Data section
════

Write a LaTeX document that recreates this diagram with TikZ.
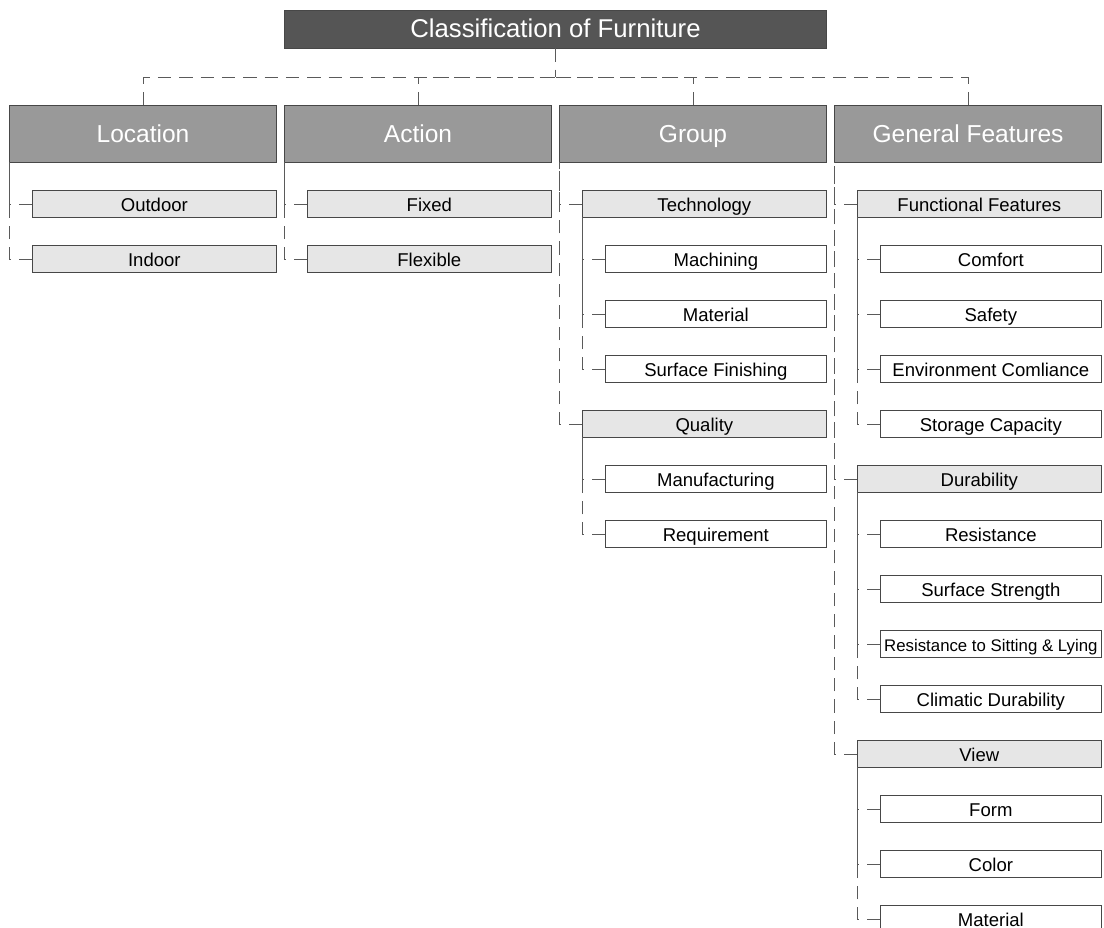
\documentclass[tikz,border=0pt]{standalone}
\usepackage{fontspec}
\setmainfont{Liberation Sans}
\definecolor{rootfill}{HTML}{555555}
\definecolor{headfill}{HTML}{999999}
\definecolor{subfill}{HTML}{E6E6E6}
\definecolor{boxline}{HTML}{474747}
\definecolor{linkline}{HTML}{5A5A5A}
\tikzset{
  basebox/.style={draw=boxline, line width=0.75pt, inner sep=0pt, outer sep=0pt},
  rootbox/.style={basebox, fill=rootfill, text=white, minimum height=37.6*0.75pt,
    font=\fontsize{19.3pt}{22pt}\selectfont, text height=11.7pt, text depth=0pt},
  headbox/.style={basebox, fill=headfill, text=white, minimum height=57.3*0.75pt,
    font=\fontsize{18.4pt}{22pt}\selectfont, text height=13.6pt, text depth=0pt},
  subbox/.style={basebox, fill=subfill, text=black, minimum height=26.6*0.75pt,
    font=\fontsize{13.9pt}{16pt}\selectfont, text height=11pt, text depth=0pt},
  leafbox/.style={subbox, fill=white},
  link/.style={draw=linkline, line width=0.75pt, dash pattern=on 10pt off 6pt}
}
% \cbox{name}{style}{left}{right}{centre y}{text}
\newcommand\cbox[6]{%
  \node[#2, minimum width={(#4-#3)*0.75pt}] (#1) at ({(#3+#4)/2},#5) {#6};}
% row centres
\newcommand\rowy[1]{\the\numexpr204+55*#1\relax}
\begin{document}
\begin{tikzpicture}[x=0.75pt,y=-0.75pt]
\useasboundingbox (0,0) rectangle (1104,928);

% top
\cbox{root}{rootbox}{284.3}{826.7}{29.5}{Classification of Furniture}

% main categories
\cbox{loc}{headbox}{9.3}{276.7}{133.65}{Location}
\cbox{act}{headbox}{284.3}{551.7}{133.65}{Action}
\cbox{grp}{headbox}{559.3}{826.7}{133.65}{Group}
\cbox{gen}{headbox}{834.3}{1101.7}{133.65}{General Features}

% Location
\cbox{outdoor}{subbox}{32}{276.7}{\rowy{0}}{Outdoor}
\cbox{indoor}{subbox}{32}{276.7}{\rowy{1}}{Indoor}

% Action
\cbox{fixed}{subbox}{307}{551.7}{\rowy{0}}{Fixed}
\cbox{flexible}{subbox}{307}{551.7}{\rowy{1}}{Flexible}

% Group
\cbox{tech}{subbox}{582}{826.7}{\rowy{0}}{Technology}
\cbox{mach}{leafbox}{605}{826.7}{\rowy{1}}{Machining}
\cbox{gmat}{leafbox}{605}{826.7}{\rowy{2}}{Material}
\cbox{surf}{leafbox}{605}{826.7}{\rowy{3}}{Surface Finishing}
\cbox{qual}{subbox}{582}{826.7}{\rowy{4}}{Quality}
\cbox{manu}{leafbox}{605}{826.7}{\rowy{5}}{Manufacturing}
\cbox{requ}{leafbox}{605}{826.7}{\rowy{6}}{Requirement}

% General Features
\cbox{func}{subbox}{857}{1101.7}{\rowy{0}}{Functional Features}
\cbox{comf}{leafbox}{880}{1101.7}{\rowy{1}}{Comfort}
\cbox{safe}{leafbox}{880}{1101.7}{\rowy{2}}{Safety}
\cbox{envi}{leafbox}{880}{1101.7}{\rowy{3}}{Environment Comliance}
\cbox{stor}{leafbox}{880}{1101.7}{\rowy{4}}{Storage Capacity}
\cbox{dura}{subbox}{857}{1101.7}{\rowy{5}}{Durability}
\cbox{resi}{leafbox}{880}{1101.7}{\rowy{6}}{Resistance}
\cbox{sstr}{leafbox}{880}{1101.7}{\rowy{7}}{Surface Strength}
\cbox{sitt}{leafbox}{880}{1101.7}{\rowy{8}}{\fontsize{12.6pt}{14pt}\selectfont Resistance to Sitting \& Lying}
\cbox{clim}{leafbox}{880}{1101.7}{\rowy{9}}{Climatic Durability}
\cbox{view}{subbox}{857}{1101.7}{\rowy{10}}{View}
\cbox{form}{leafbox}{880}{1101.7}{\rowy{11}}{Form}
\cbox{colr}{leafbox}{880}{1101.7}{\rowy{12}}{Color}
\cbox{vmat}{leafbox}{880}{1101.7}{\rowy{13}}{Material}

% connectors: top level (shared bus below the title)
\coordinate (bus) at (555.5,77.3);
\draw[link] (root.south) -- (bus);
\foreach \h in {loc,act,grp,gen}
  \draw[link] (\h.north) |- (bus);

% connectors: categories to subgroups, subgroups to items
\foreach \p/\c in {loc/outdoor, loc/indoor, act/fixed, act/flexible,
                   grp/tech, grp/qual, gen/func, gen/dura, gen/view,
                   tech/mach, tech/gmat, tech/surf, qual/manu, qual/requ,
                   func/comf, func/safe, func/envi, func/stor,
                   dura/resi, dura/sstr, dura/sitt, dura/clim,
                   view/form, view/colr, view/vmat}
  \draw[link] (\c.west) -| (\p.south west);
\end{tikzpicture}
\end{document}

════

Transcribe the whole listing exactly. Pictures are excluded.

Write a LaTeX document that recreates this diagram with TikZ.
\documentclass[tikz,border=0pt]{standalone}
\usepackage{fontspec}
\setmainfont{Liberation Sans}
\definecolor{rootfill}{HTML}{555555}
\definecolor{headfill}{HTML}{999999}
\definecolor{subfill}{HTML}{E6E6E6}
\definecolor{boxline}{HTML}{474747}
\definecolor{linkline}{HTML}{5A5A5A}
\tikzset{
  basebox/.style={draw=boxline, line width=0.75pt, inner sep=0pt, outer sep=0pt},
  rootbox/.style={basebox, fill=rootfill, text=white, minimum height=37.6*0.75pt,
    font=\fontsize{19.3pt}{22pt}\selectfont, text height=11.7pt, text depth=0pt},
  headbox/.style={basebox, fill=headfill, text=white, minimum height=57.3*0.75pt,
    font=\fontsize{18.4pt}{22pt}\selectfont, text height=13.6pt, text depth=0pt},
  subbox/.style={basebox, fill=subfill, text=black, minimum height=26.6*0.75pt,
    font=\fontsize{13.9pt}{16pt}\selectfont, text height=11pt, text depth=0pt},
  leafbox/.style={subbox, fill=white},
  link/.style={draw=linkline, line width=0.75pt, dash pattern=on 10pt off 6pt}
}
% \cbox{name}{style}{left}{right}{centre y}{text}
\newcommand\cbox[6]{%
  \node[#2, minimum width={(#4-#3)*0.75pt}] (#1) at ({(#3+#4)/2},#5) {#6};}
% row centres
\newcommand\rowy[1]{\the\numexpr204+55*#1\relax}
\begin{document}
\begin{tikzpicture}[x=0.75pt,y=-0.75pt]
\useasboundingbox (0,0) rectangle (1104,928);

% top
\cbox{root}{rootbox}{284.3}{826.7}{29.5}{Classification of Furniture}

% main categories
\cbox{loc}{headbox}{9.3}{276.7}{133.65}{Location}
\cbox{act}{headbox}{284.3}{551.7}{133.65}{Action}
\cbox{grp}{headbox}{559.3}{826.7}{133.65}{Group}
\cbox{gen}{headbox}{834.3}{1101.7}{133.65}{General Features}

% Location
\cbox{outdoor}{subbox}{32}{276.7}{\rowy{0}}{Outdoor}
\cbox{indoor}{subbox}{32}{276.7}{\rowy{1}}{Indoor}

% Action
\cbox{fixed}{subbox}{307}{551.7}{\rowy{0}}{Fixed}
\cbox{flexible}{subbox}{307}{551.7}{\rowy{1}}{Flexible}

% Group
\cbox{tech}{subbox}{582}{826.7}{\rowy{0}}{Technology}
\cbox{mach}{leafbox}{605}{826.7}{\rowy{1}}{Machining}
\cbox{gmat}{leafbox}{605}{826.7}{\rowy{2}}{Material}
\cbox{surf}{leafbox}{605}{826.7}{\rowy{3}}{Surface Finishing}
\cbox{qual}{subbox}{582}{826.7}{\rowy{4}}{Quality}
\cbox{manu}{leafbox}{605}{826.7}{\rowy{5}}{Manufacturing}
\cbox{requ}{leafbox}{605}{826.7}{\rowy{6}}{Requirement}

% General Features
\cbox{func}{subbox}{857}{1101.7}{\rowy{0}}{Functional Features}
\cbox{comf}{leafbox}{880}{1101.7}{\rowy{1}}{Comfort}
\cbox{safe}{leafbox}{880}{1101.7}{\rowy{2}}{Safety}
\cbox{envi}{leafbox}{880}{1101.7}{\rowy{3}}{Environment Comliance}
\cbox{stor}{leafbox}{880}{1101.7}{\rowy{4}}{Storage Capacity}
\cbox{dura}{subbox}{857}{1101.7}{\rowy{5}}{Durability}
\cbox{resi}{leafbox}{880}{1101.7}{\rowy{6}}{Resistance}
\cbox{sstr}{leafbox}{880}{1101.7}{\rowy{7}}{Surface Strength}
\cbox{sitt}{leafbox}{880}{1101.7}{\rowy{8}}{\fontsize{12.6pt}{14pt}\selectfont Resistance to Sitting \& Lying}
\cbox{clim}{leafbox}{880}{1101.7}{\rowy{9}}{Climatic Durability}
\cbox{view}{subbox}{857}{1101.7}{\rowy{10}}{View}
\cbox{form}{leafbox}{880}{1101.7}{\rowy{11}}{Form}
\cbox{colr}{leafbox}{880}{1101.7}{\rowy{12}}{Color}
\cbox{vmat}{leafbox}{880}{1101.7}{\rowy{13}}{Material}

% connectors: top level (shared bus below the title)
\coordinate (bus) at (555.5,77.3);
\draw[link] (root.south) -- (bus);
\foreach \h in {loc,act,grp,gen}
  \draw[link] (\h.north) |- (bus);

% connectors: categories to subgroups, subgroups to items
\foreach \p/\c in {loc/outdoor, loc/indoor, act/fixed, act/flexible,
                   grp/tech, grp/qual, gen/func, gen/dura, gen/view,
                   tech/mach, tech/gmat, tech/surf, qual/manu, qual/requ,
                   func/comf, func/safe, func/envi, func/stor,
                   dura/resi, dura/sstr, dura/sitt, dura/clim,
                   view/form, view/colr, view/vmat}
  \draw[link] (\c.west) -| (\p.south west);
\end{tikzpicture}
\end{document}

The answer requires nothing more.